President-elect Donald Trump’s proposed tax cuts could boost S&P 500 earnings by more than 20%, Goldman Sachs said.

Strategists at the investment bank argued that S&P 500 earnings per share were on track to rise by about 20% over the next two years. Goldman’s forecast for full-year 2024 S&P 500 EPS is $241, followed by an 11% increase in 2025 and a 7% increase the following year, to $288 a share.

But the investment bank said in a note on Friday that those targets could be surpassed if Trump slashes taxes for corporations, adding that the latest election results had increased the upside potential of its forecast.

“Tax reform is an upside risk,” the firm said. “President-elect Trump has campaigned on cutting the statutory domestic corporate tax rate to 15% from its current 21%. We estimate that each 1 percentage point reduction in the statutory domestic tax rate would boost S&P 500 EPS by slightly less than 1%, all else equal.” A move to loosen regulation in the financial sector could bring additional earnings.

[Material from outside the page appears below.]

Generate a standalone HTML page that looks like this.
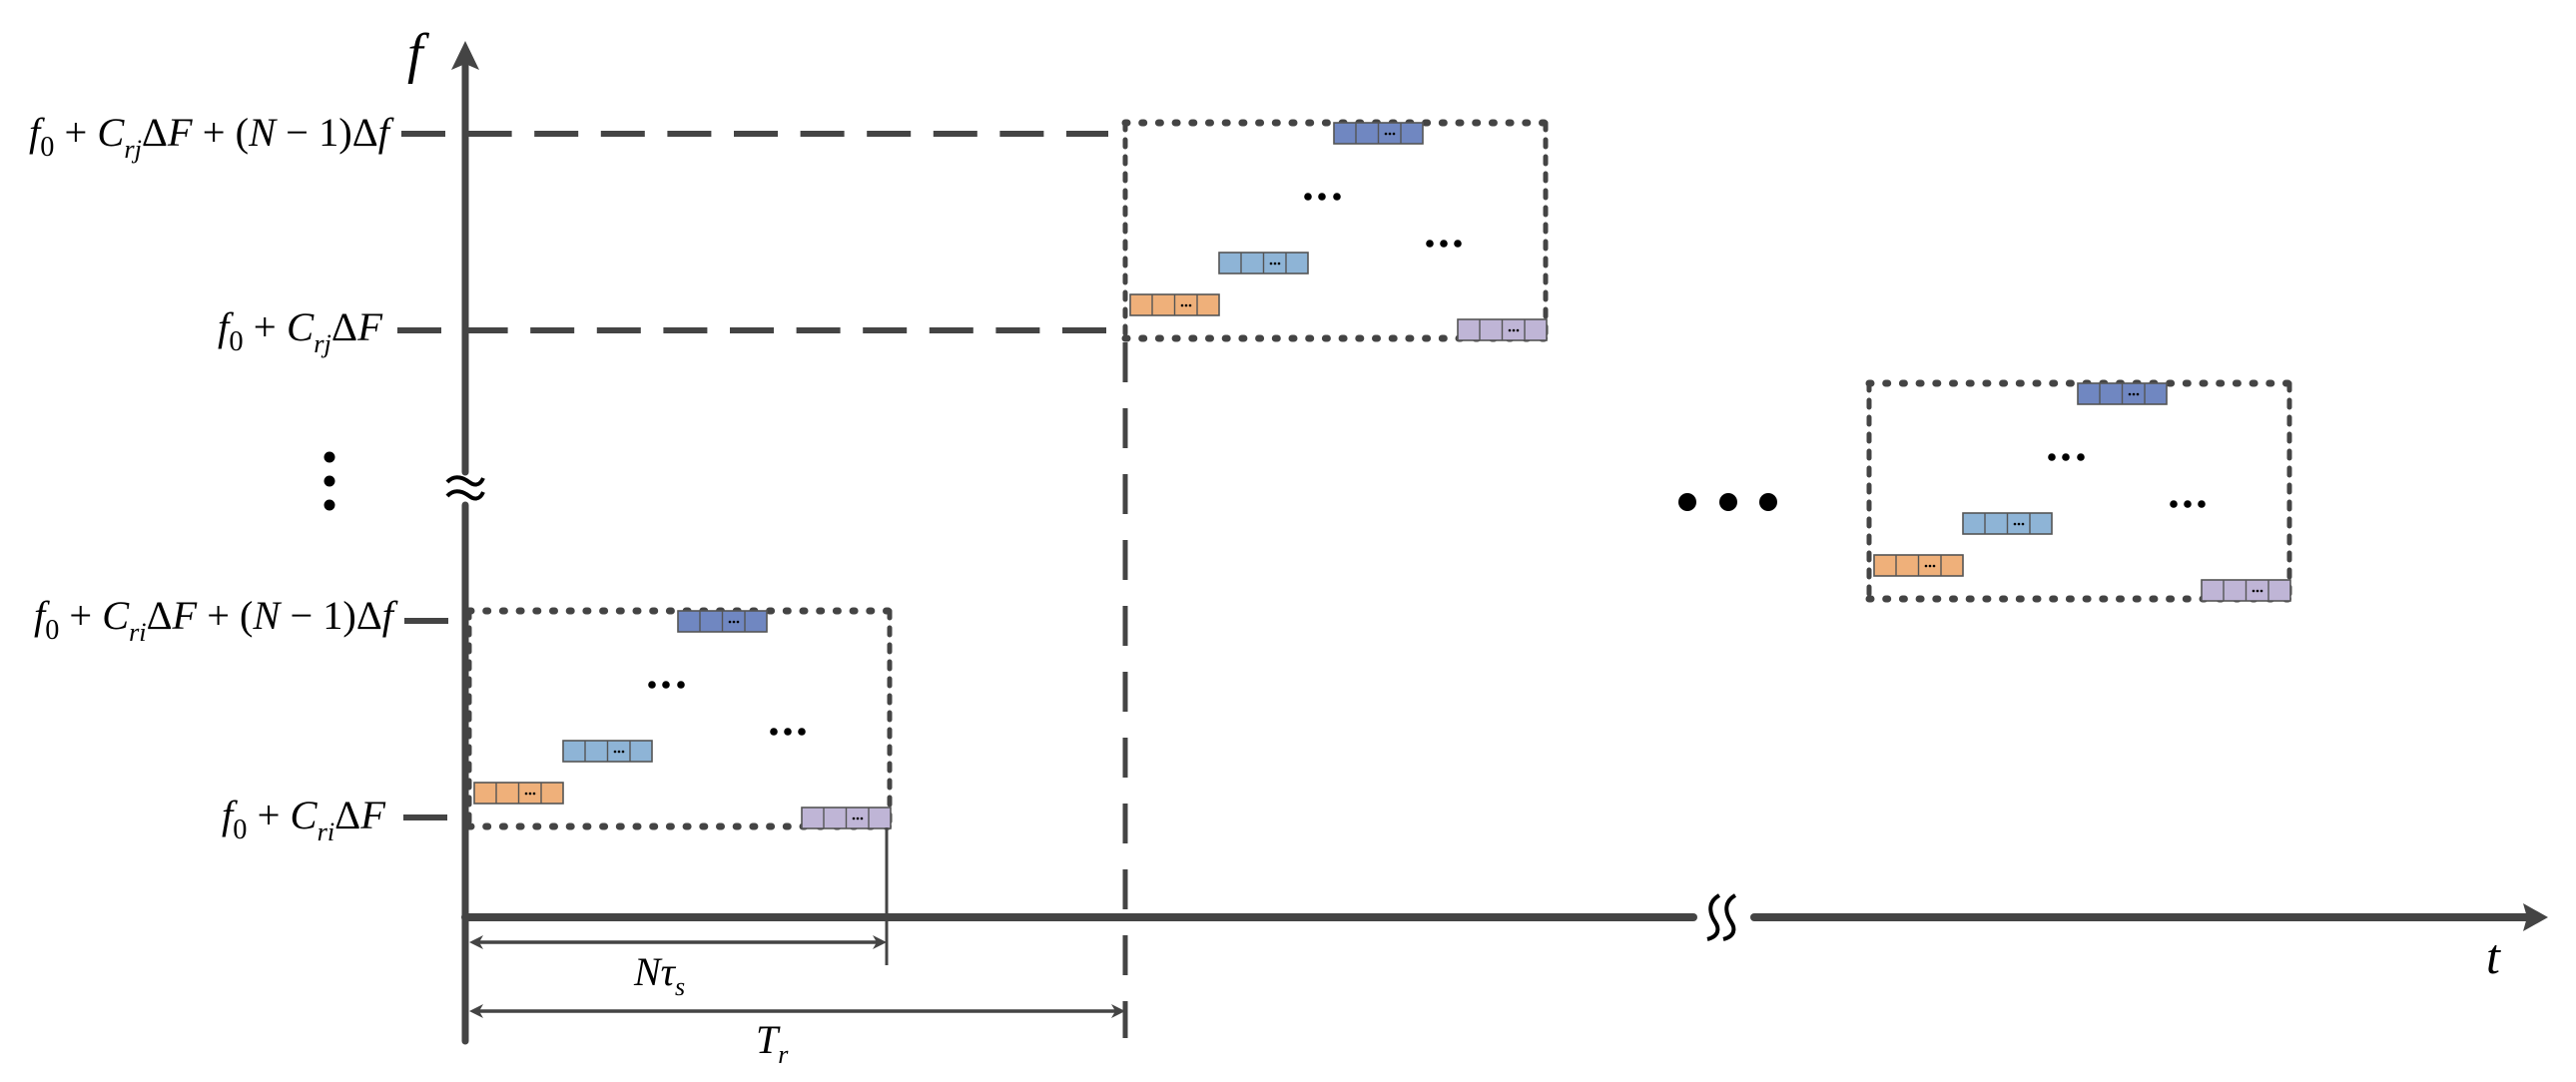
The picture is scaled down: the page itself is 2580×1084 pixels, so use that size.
<!DOCTYPE html>
<html><head><meta charset="utf-8"><style>
html,body{margin:0;padding:0;background:#fff;}
svg{display:block;}
text{font-family:"Liberation Serif",serif;font-style:italic;fill:#000;}
</style></head><body>
<svg width="2580" height="1084" viewBox="0 0 2580 1084" xmlns="http://www.w3.org/2000/svg" font-family="Liberation Serif, serif">
<defs>
<g id="blk">
  <rect x="0" y="0" width="89" height="21" stroke="#555" stroke-width="1.6"/>
  <line x1="22" y1="0" x2="22" y2="21" stroke="#555" stroke-width="1.4"/>
  <line x1="44.5" y1="0" x2="44.5" y2="21" stroke="#555" stroke-width="1.4"/>
  <line x1="67" y1="0" x2="67" y2="21" stroke="#555" stroke-width="1.4"/>
  <circle cx="52" cy="11" r="1.3" fill="#000"/><circle cx="56" cy="11" r="1.3" fill="#000"/><circle cx="60" cy="11" r="1.3" fill="#000"/>
</g>
<g id="box">
  <line x1="0" y1="0" x2="421" y2="0" stroke="#444" stroke-width="7" stroke-linecap="round" stroke-dasharray="2 14.7"/>
  <line x1="0" y1="216" x2="421" y2="216" stroke="#444" stroke-width="7" stroke-linecap="round" stroke-dasharray="2 14.7"/>
  <line x1="0" y1="0" x2="0" y2="216" stroke="#444" stroke-width="5" stroke-linecap="round" stroke-dasharray="7 10"/>
  <line x1="421" y1="0" x2="421" y2="216" stroke="#444" stroke-width="5" stroke-linecap="round" stroke-dasharray="7 10"/>
  <use href="#blk" x="209" y="0" fill="#7087C1"/>
  <use href="#blk" x="94" y="130" fill="#8EB4D6"/>
  <use href="#blk" x="5" y="172" fill="#EFB07A"/>
  <use href="#blk" x="333" y="197" fill="#BFB5D6"/>
  <circle cx="183" cy="74" r="3.8" fill="#000"/><circle cx="197" cy="74" r="3.8" fill="#000"/><circle cx="212" cy="74" r="3.8" fill="#000"/>
  <circle cx="305" cy="121" r="3.8" fill="#000"/><circle cx="319" cy="121" r="3.8" fill="#000"/><circle cx="333" cy="121" r="3.8" fill="#000"/>
</g>
</defs>

<line x1="466" y1="66" x2="466" y2="473" stroke="#444" stroke-width="7" stroke-linecap="round"/>
<line x1="466" y1="506" x2="466" y2="1043" stroke="#444" stroke-width="7" stroke-linecap="round"/>
<polygon points="466,41 452,70 466,64 480,70" fill="#444"/>
<path d="M448,483 C456,474 466,480 470,483 S480,488 484,479" fill="none" stroke="#000" stroke-width="4"/>
<path d="M448,497 C456,488 466,494 470,497 S480,502 484,493" fill="none" stroke="#000" stroke-width="4"/>
<text x="408" y="72" font-size="56" font-family="Liberation Serif, serif" font-style="italic">f</text>

<line x1="466" y1="919" x2="1696" y2="919" stroke="#444" stroke-width="8" stroke-linecap="round"/>
<line x1="1757" y1="919" x2="2532" y2="919" stroke="#444" stroke-width="8" stroke-linecap="round"/>
<polygon points="2552,919 2527,905 2531,919 2527,933" fill="#444"/>
<path d="M1722,897 C1708,905 1714,918 1718,924 S1722,938 1710,941" fill="none" stroke="#000" stroke-width="4"/>
<path d="M1738,897 C1724,905 1730,918 1734,924 S1738,938 1726,941" fill="none" stroke="#000" stroke-width="4"/>
<text x="2490" y="975" font-size="50" font-family="Liberation Serif, serif" font-style="italic">t</text>

<line x1="402" y1="134" x2="1110" y2="134" stroke="#444" stroke-width="6" stroke-dasharray="44 22.6"/>
<line x1="398" y1="331" x2="1110" y2="331" stroke="#444" stroke-width="6" stroke-dasharray="44 22.6"/>
<line x1="405" y1="622" x2="449" y2="622" stroke="#444" stroke-width="6"/>
<line x1="404" y1="819" x2="448" y2="819" stroke="#444" stroke-width="6"/>

<line x1="1127" y1="343" x2="1127" y2="1040" stroke="#444" stroke-width="5" stroke-dasharray="40 26"/>

<g font-family="Liberation Serif, serif" font-style="italic">
<text x="29" y="146" font-size="40" textLength="361" lengthAdjust="spacingAndGlyphs">f<tspan font-style="normal" font-size="28" dy="10">0</tspan><tspan font-style="normal" dy="-10"> + </tspan>C<tspan font-size="26" dy="12">rj</tspan><tspan font-style="normal" dy="-12">Δ</tspan>F<tspan font-style="normal"> + (</tspan>N<tspan font-style="normal"> − 1)Δ</tspan>f</text>
<text x="218" y="341" font-size="40" textLength="165" lengthAdjust="spacingAndGlyphs">f<tspan font-style="normal" font-size="28" dy="10">0</tspan><tspan font-style="normal" dy="-10"> + </tspan>C<tspan font-size="26" dy="12">rj</tspan><tspan font-style="normal" dy="-12">Δ</tspan>F</text>
<text x="34" y="630" font-size="40" textLength="360" lengthAdjust="spacingAndGlyphs">f<tspan font-style="normal" font-size="28" dy="10">0</tspan><tspan font-style="normal" dy="-10"> + </tspan>C<tspan font-size="26" dy="12">ri</tspan><tspan font-style="normal" dy="-12">Δ</tspan>F<tspan font-style="normal"> + (</tspan>N<tspan font-style="normal"> − 1)Δ</tspan>f</text>
<text x="222" y="830" font-size="40" textLength="164" lengthAdjust="spacingAndGlyphs">f<tspan font-style="normal" font-size="28" dy="10">0</tspan><tspan font-style="normal" dy="-10"> + </tspan>C<tspan font-size="26" dy="12">ri</tspan><tspan font-style="normal" dy="-12">Δ</tspan>F</text>
<text x="635" y="987" font-size="40">Nτ<tspan font-size="26" dy="10">s</tspan></text>
<text x="757" y="1055" font-size="40">T<tspan font-size="26" dy="10">r</tspan></text>
</g>

<circle cx="330" cy="458" r="5.5" fill="#000"/><circle cx="330" cy="482" r="5.5" fill="#000"/><circle cx="330" cy="506" r="5.5" fill="#000"/>

<use href="#box" x="470" y="612"/>
<use href="#box" x="1127" y="123"/>
<use href="#box" x="1872" y="384"/>

<ellipse cx="1690" cy="503" rx="9" ry="9" fill="#000"/>
<ellipse cx="1731" cy="503" rx="9" ry="9" fill="#000"/>
<ellipse cx="1771" cy="503" rx="9" ry="9" fill="#000"/>

<line x1="888" y1="829" x2="888" y2="967" stroke="#444" stroke-width="3"/>
<line x1="474" y1="944" x2="884" y2="944" stroke="#444" stroke-width="3.5"/>
<polygon points="470,944 484,937 480,944 484,951" fill="#444"/>
<polygon points="888,944 874,937 878,944 874,951" fill="#444"/>

<line x1="474" y1="1013" x2="1123" y2="1013" stroke="#444" stroke-width="3.5"/>
<polygon points="470,1013 484,1006 480,1013 484,1020" fill="#444"/>
<polygon points="1127,1013 1113,1006 1117,1013 1113,1020" fill="#444"/>
</svg>
</body></html>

Stocks rallied sharply on Wednesday after Trump secured his second term in office. Bank of America said that traders poured $20 billion into US stocks, marking the largest single-day stock-purchasing boom in five months, and that weekly flows to financial funds hit $2.9 billion, the largest single-day inflow on record.

Trump’s plans to levy hefty tariffs, though, is a risk to corporate earnings, Goldman said. Its strategists estimated that each 5-percentage-point increase in the effective US tariff rate could reduce S&P 500 EPS growth by as much as 2%.

The firm pegged the odds that Trump will follow through with his 10%-to-20% blanket tariff on US imports at 40%.

“During the 2018-2019 trade conflict, companies were generally able to pass the costs of tariffs through to customers,” strategists wrote, referring to Trump’s trade war with China in his first term. “However, even if that dynamic were repeated, tariffs could potentially reduce earnings via weaker consumer spending, retaliatory tariffs on US exports, and increased uncertainty.”

Economists have described Trump’s economic plan as inflationary and said his policies, including his tariff plan, are likely to send interest rates higher.